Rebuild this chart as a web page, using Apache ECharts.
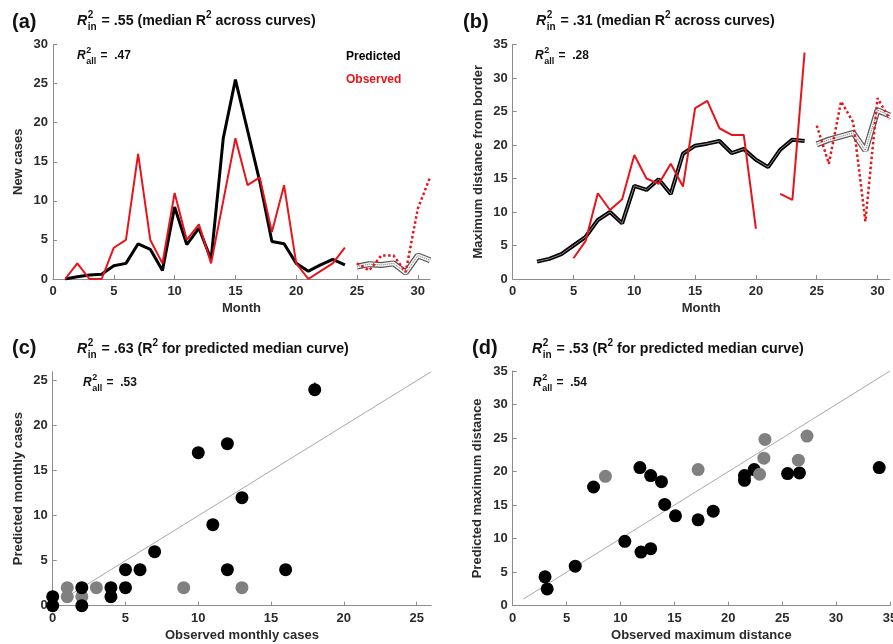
<!DOCTYPE html>
<html>
<head>
<meta charset="utf-8">
<script src="https://cdn.jsdelivr.net/npm/echarts@6/dist/echarts.min.js"></script>
<style>
  html, body { margin: 0; padding: 0; background: #fff; }
  #main { width: 893px; height: 644px; }
</style>
</head>
<body>
<div id="main"></div>
<script>
// data
const monthsA = [1, 2, 3, 4, 5, 6, 7, 8, 9, 10, 11, 12, 13, 14, 15, 16, 17, 18, 19, 20, 21, 22, 23, 24];
const obsCasesA = [0, 2, 0, 0, 4, 5, 16, 5, 2, 11, 5, 7, 2, 10, 18, 12, 13, 6, 12, 2, 0, 1, 2, 4];
const predCasesA = [0, 0.3, 0.5, 0.6, 1.7, 2, 4.5, 3.8, 1.1, 9.2, 4.4, 6.5, 2.5, 18, 25.5, 19, 12.5, 4.8, 4.5, 2, 1, 1.8, 2.5, 1.8];
const fcMonths = [25, 26, 27, 28, 29, 30, 31];
const obsFcA = [2, 1.1, 3, 3, 0.9, 9, 13];
const predFcA = [1.6, 1.9, 1.8, 2.0, 0.8, 3.0, 2.4];

const monthsPredB = [2, 3, 4, 5, 6, 7, 8, 9, 10, 11, 12, 13, 14, 15, 16, 17, 18, 19, 20, 21, 22, 23, 24];
const predDistB = [2.6, 3.0, 3.7, 5.0, 6.3, 8.8, 10.0, 8.3, 13.9, 13.3, 14.9, 12.7, 18.7, 19.9, 20.2, 20.6, 18.8, 19.4, 17.8, 16.7, 19.3, 20.8, 20.6];
const monthsObsB = [5, 6, 7, 8, 9, 10, 11, 12, 13, 14, 15, 16, 17, 18, 19, 20, 21, 22, 23, 24];
const obsDistB = [3.1, 5.7, 12.8, 10.3, 11.9, 18.5, 15, 14.2, 17.2, 13.8, 25.5, 26.6, 22.5, 21.5, 21.5, 7.5, null, 12.7, 11.8, 33.8];
const obsFcB = [22.9, 17.2, 26.5, 23.4, 8.6, 27.0, 23.9];
const predFcB = [20.1, 20.8, 21.3, 21.8, 19.2, 25.2, 24.4];

const obsC = [0, 0, 2, 2, 4, 4, 5, 5, 6, 7, 11, 12, 13, 16, 10, 12, 18];
const predC = [0, 1, 2, 0, 2, 1, 4, 2, 4, 6, 9, 4, 12, 4, 17, 18, 24];
const obsCGray = [1, 1, 2, 3, 9, 13];
const predCGray = [2, 1, 1, 2, 2, 2];
const errBarC = [18, 23.3, 24.8];

const obsD = [3.0, 3.2, 5.8, 7.5, 10.4, 11.9, 12.8, 11.8, 12.8, 13.8, 14.1, 15.1, 17.2, 18.6, 21.5, 21.5, 22.4, 25.5, 26.6, 34.0];
const predD = [4.3, 2.5, 5.9, 17.7, 9.6, 8.0, 8.5, 20.6, 19.4, 18.5, 15.1, 13.4, 12.8, 14.1, 19.4, 18.7, 20.3, 19.7, 19.8, 20.6];
const obsDGray = [8.6, 17.2, 22.9, 23.4, 23.3, 26.5, 27.3];
const predDGray = [19.3, 20.3, 19.6, 24.8, 22.0, 21.7, 25.3];

const FONT = '"Liberation Sans", Arial, sans-serif';
const RED = '#e8141b';

function pts(xs, ys) {
  return xs.map((x, i) => [x, ys[i] == null ? '-' : ys[i]]);
}

const ctx = document.createElement('canvas').getContext('2d');
function tw(t, font) { ctx.font = font; return ctx.measureText(t).width; }

// R^2 with stacked sub/superscript, then the rest (with optional superscript pieces)
function rsq(x, y, size, sub, segs) {
  const rFont = 'italic bold ' + size + 'px ' + FONT;
  const small = Math.round(size * 0.72);
  const sFont = 'bold ' + small + 'px ' + FONT;
  const nFont = 'bold ' + size + 'px ' + FONT;
  const out = [];
  out.push({ type: 'text', x: x, y: y, style: { text: 'R', font: rFont, fill: '#111', verticalAlign: 'middle' } });
  const rw = tw('R', rFont) + 0.5;
  out.push({ type: 'text', x: x + rw, y: y - size * 0.42, style: { text: '2', font: sFont, fill: '#111', verticalAlign: 'middle' } });
  out.push({ type: 'text', x: x + rw, y: y + size * 0.42, style: { text: sub, font: sFont, fill: '#111', verticalAlign: 'middle' } });
  let cx = x + rw + Math.max(tw('2', sFont), tw(sub, sFont)) + 1;
  segs.forEach(s => {
    if (s.sup) {
      out.push({ type: 'text', x: cx, y: y - size * 0.42, style: { text: s.t, font: sFont, fill: '#111', verticalAlign: 'middle' } });
      cx += tw(s.t, sFont);
    } else {
      out.push({ type: 'text', x: cx, y: y, style: { text: s.t, font: nFont, fill: '#111', verticalAlign: 'middle' } });
      cx += tw(s.t, nFont);
    }
  });
  return out;
}

function panel(x, y, t) {
  return { type: 'text', x: x, y: y, style: { text: t, font: 'bold 20px ' + FONT, fill: '#111', verticalAlign: 'middle' } };
}

const axisLab = { fontWeight: 'bold', fontSize: 13, color: '#2b2b2b', fontFamily: FONT };
const nameStyle = { fontWeight: 'bold', fontSize: 13, color: '#2b2b2b', fontFamily: FONT };

function xAx(idx, max, name) {
  return {
    type: 'value', gridIndex: idx, min: 0, max: max, interval: 5,
    name: name, nameLocation: 'middle', nameGap: 23, nameTextStyle: nameStyle,
    axisLine: { lineStyle: { color: '#8c8c8c', width: 1 } },
    axisTick: { inside: true, length: 4, lineStyle: { color: '#8c8c8c' } },
    axisLabel: Object.assign({ margin: 6, showMaxLabel: max % 5 === 0 }, axisLab),
    splitLine: { show: false }
  };
}
function yAx(idx, max, name, gap) {
  return {
    type: 'value', gridIndex: idx, min: 0, max: max, interval: 5,
    name: name, nameLocation: 'middle', nameGap: gap, nameTextStyle: nameStyle,
    axisLine: { show: true, lineStyle: { color: '#8c8c8c', width: 1 } },
    axisTick: { show: true, inside: true, length: 4, lineStyle: { color: '#8c8c8c' } },
    axisLabel: Object.assign({ margin: 5, showMaxLabel: max % 5 === 0 }, axisLab),
    splitLine: { show: false }
  };
}

function line(idx, data, color, width, type, z) {
  return {
    type: 'line', xAxisIndex: idx, yAxisIndex: idx, data: data, symbol: 'none',
    connectNulls: false, z: z || 2, silent: true,
    lineStyle: { color: color, width: width, type: type || 'solid' }
  };
}
function band(idx, data) {
  return [
    line(idx, data, '#555', 6, 'solid', 2),
    line(idx, data, '#f4f4f4', 3.6, 'solid', 3),
    line(idx, data, '#777', 1, 'dotted', 4)
  ];
}
function dots(idx, xs, ys, color, z) {
  return {
    type: 'scatter', xAxisIndex: idx, yAxisIndex: idx, data: pts(xs, ys),
    symbolSize: 13, itemStyle: { color: color, opacity: 1 }, z: z, silent: true
  };
}

const chart = echarts.init(document.getElementById('main'));

const option = {
  animation: false,
  backgroundColor: '#fff',
  grid: [
    { left: 53, top: 44.5, width: 377, height: 234.5, outerBoundsMode: 'none' },
    { left: 512.7, top: 44.5, width: 377, height: 234.5, outerBoundsMode: 'none' },
    { left: 52.7, top: 371.7, width: 378.5, height: 234, outerBoundsMode: 'none' },
    { left: 512.7, top: 371, width: 377.3, height: 234.7, outerBoundsMode: 'none' }
  ],
  xAxis: [
    xAx(0, 31, 'Month'),
    xAx(1, 31, 'Month'),
    xAx(2, 26, 'Observed monthly cases'),
    xAx(3, 35, 'Observed maximum distance')
  ],
  yAxis: [
    yAx(0, 30, 'New cases', 28),
    yAx(1, 35, 'Maximum distance from border', 28),
    yAx(2, 26, 'Predicted monthly cases', 28),
    yAx(3, 35, 'Predicted maximum distance', 29)
  ],
  series: [
    // (a)
    ...band(0, pts(fcMonths, predFcA)),
    line(0, pts(fcMonths, obsFcA), RED, 2.5, 'dotted', 5),
    line(0, pts(monthsA, predCasesA), '#000', 3, 'solid', 5),
    line(0, pts(monthsA, obsCasesA), RED, 2, 'solid', 6),
    // (b)
    ...band(1, pts(fcMonths, predFcB)),
    line(1, pts(fcMonths, obsFcB), RED, 2.5, 'dotted', 5),
    line(1, pts(monthsPredB, predDistB), '#000', 4, 'solid', 5),
    line(1, pts(monthsPredB, predDistB), '#8a8a8a', 1, 'solid', 5),
    line(1, pts(monthsObsB, obsDistB), RED, 2, 'solid', 6),
    // (c)
    line(2, [[1, 1], [26, 26]], '#a8a8a8', 1, 'solid', 1),
    dots(2, obsCGray, predCGray, '#808080', 3),
    dots(2, obsC, predC, '#000', 4),
    line(2, [[errBarC[0], errBarC[1]], [errBarC[0], errBarC[2]]], '#000', 1.5, 'solid', 5),
    // (d)
    line(3, [[1, 1], [35, 35]], '#a8a8a8', 1, 'solid', 1),
    dots(3, obsD, predD, '#000', 3),
    dots(3, obsDGray, predDGray, '#808080', 4)
  ],
  graphic: [
    panel(12, 22, '(a)'),
    panel(463, 22, '(b)'),
    panel(12, 348, '(c)'),
    panel(472, 348, '(d)'),
    ...rsq(77, 21, 14.2, 'in', [{ t: ' = .55 (median R' }, { t: '2', sup: true }, { t: ' across curves)' }]),
    ...rsq(536, 21, 14.2, 'in', [{ t: ' = .31 (median R' }, { t: '2', sup: true }, { t: ' across curves)' }]),
    ...rsq(77, 349, 14.2, 'in', [{ t: ' = .63 (R' }, { t: '2', sup: true }, { t: ' for predicted median curve)' }]),
    ...rsq(532, 349, 14.2, 'in', [{ t: ' = .53 (R' }, { t: '2', sup: true }, { t: ' for predicted median curve)' }]),
    ...rsq(77, 56, 12, 'all', [{ t: ' =  .47' }]),
    ...rsq(535, 56, 12, 'all', [{ t: ' =  .28' }]),
    ...rsq(83, 383, 12, 'all', [{ t: ' =  .53' }]),
    ...rsq(533, 383, 12, 'all', [{ t: ' =  .54' }]),
    { type: 'text', x: 346, y: 57, style: { text: 'Predicted', font: 'bold 12px ' + FONT, fill: '#000', verticalAlign: 'middle' } },
    { type: 'text', x: 346, y: 80, style: { text: 'Observed', font: 'bold 12px ' + FONT, fill: RED, verticalAlign: 'middle' } }
  ]
};

chart.setOption(option);
</script>
</body>
</html>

YOUR INSTRUCTIONS: Restate each line from the start of the listing through the line bearing "const predFcA = [1.6, 1.9, 1.8, 2.0, 0.8, 3.0, 2.4];" word for word. Drop the pictures.

RESPONSE BELOW:
Rebuild this chart as a web page, using Apache ECharts.
<!DOCTYPE html>
<html>
<head>
<meta charset="utf-8">
<script src="https://cdn.jsdelivr.net/npm/echarts@6/dist/echarts.min.js"></script>
<style>
  html, body { margin: 0; padding: 0; background: #fff; }
  #main { width: 893px; height: 644px; }
</style>
</head>
<body>
<div id="main"></div>
<script>
// data
const monthsA = [1, 2, 3, 4, 5, 6, 7, 8, 9, 10, 11, 12, 13, 14, 15, 16, 17, 18, 19, 20, 21, 22, 23, 24];
const obsCasesA = [0, 2, 0, 0, 4, 5, 16, 5, 2, 11, 5, 7, 2, 10, 18, 12, 13, 6, 12, 2, 0, 1, 2, 4];
const predCasesA = [0, 0.3, 0.5, 0.6, 1.7, 2, 4.5, 3.8, 1.1, 9.2, 4.4, 6.5, 2.5, 18, 25.5, 19, 12.5, 4.8, 4.5, 2, 1, 1.8, 2.5, 1.8];
const fcMonths = [25, 26, 27, 28, 29, 30, 31];
const obsFcA = [2, 1.1, 3, 3, 0.9, 9, 13];
const predFcA = [1.6, 1.9, 1.8, 2.0, 0.8, 3.0, 2.4];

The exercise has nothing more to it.